### Requirements
Reproduce the material word for word; the images stay out.

### Dataset excerpt
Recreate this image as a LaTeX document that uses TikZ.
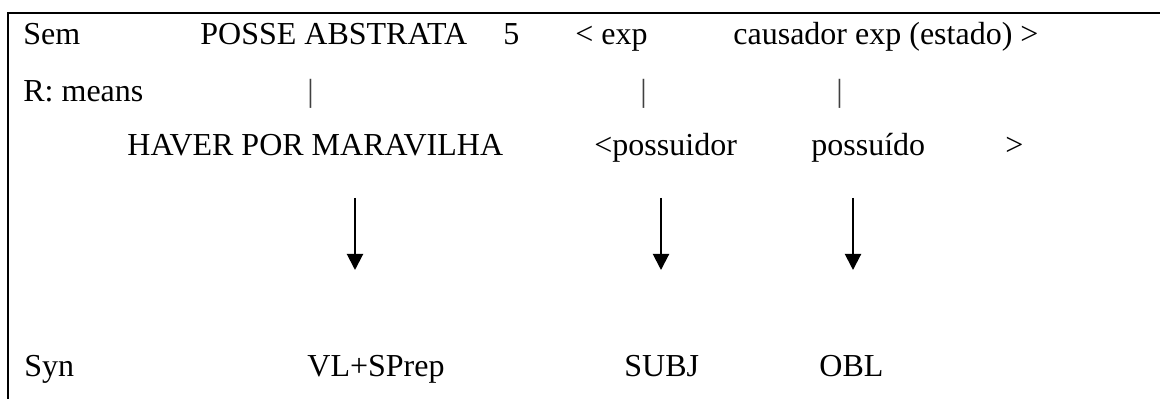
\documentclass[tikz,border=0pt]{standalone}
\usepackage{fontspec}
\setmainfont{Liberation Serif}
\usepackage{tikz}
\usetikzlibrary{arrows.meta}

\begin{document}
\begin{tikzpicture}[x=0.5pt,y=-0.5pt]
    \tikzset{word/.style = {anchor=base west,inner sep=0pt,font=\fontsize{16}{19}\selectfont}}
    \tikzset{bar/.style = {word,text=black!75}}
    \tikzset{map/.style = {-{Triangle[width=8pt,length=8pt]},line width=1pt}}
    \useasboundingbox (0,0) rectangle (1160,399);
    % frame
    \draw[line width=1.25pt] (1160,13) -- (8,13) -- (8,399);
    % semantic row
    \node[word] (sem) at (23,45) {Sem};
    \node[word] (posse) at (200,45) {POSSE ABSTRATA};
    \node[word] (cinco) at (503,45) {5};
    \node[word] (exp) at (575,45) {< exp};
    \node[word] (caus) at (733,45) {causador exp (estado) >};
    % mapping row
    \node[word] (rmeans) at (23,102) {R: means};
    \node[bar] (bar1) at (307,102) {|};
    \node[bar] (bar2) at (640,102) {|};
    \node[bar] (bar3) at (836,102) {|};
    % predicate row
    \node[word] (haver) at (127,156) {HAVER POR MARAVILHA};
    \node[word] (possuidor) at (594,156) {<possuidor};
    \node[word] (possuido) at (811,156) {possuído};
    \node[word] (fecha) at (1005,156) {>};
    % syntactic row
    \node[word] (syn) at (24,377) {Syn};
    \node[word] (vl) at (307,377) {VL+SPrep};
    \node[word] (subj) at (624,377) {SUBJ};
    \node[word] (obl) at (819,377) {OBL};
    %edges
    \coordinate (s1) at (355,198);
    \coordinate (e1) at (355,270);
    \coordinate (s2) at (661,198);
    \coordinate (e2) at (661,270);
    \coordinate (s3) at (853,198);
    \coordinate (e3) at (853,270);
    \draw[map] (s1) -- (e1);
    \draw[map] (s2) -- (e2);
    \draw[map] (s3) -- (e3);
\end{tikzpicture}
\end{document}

### Response
Recreate this image as a LaTeX document that uses TikZ.
\documentclass[tikz,border=0pt]{standalone}
\usepackage{fontspec}
\setmainfont{Liberation Serif}
\usepackage{tikz}
\usetikzlibrary{arrows.meta}

\begin{document}
\begin{tikzpicture}[x=0.5pt,y=-0.5pt]
    \tikzset{word/.style = {anchor=base west,inner sep=0pt,font=\fontsize{16}{19}\selectfont}}
    \tikzset{bar/.style = {word,text=black!75}}
    \tikzset{map/.style = {-{Triangle[width=8pt,length=8pt]},line width=1pt}}
    \useasboundingbox (0,0) rectangle (1160,399);
    % frame
    \draw[line width=1.25pt] (1160,13) -- (8,13) -- (8,399);
    % semantic row
    \node[word] (sem) at (23,45) {Sem};
    \node[word] (posse) at (200,45) {POSSE ABSTRATA};
    \node[word] (cinco) at (503,45) {5};
    \node[word] (exp) at (575,45) {< exp};
    \node[word] (caus) at (733,45) {causador exp (estado) >};
    % mapping row
    \node[word] (rmeans) at (23,102) {R: means};
    \node[bar] (bar1) at (307,102) {|};
    \node[bar] (bar2) at (640,102) {|};
    \node[bar] (bar3) at (836,102) {|};
    % predicate row
    \node[word] (haver) at (127,156) {HAVER POR MARAVILHA};
    \node[word] (possuidor) at (594,156) {<possuidor};
    \node[word] (possuido) at (811,156) {possuído};
    \node[word] (fecha) at (1005,156) {>};
    % syntactic row
    \node[word] (syn) at (24,377) {Syn};
    \node[word] (vl) at (307,377) {VL+SPrep};
    \node[word] (subj) at (624,377) {SUBJ};
    \node[word] (obl) at (819,377) {OBL};
    %edges
    \coordinate (s1) at (355,198);
    \coordinate (e1) at (355,270);
    \coordinate (s2) at (661,198);
    \coordinate (e2) at (661,270);
    \coordinate (s3) at (853,198);
    \coordinate (e3) at (853,270);
    \draw[map] (s1) -- (e1);
    \draw[map] (s2) -- (e2);
    \draw[map] (s3) -- (e3);
\end{tikzpicture}
\end{document}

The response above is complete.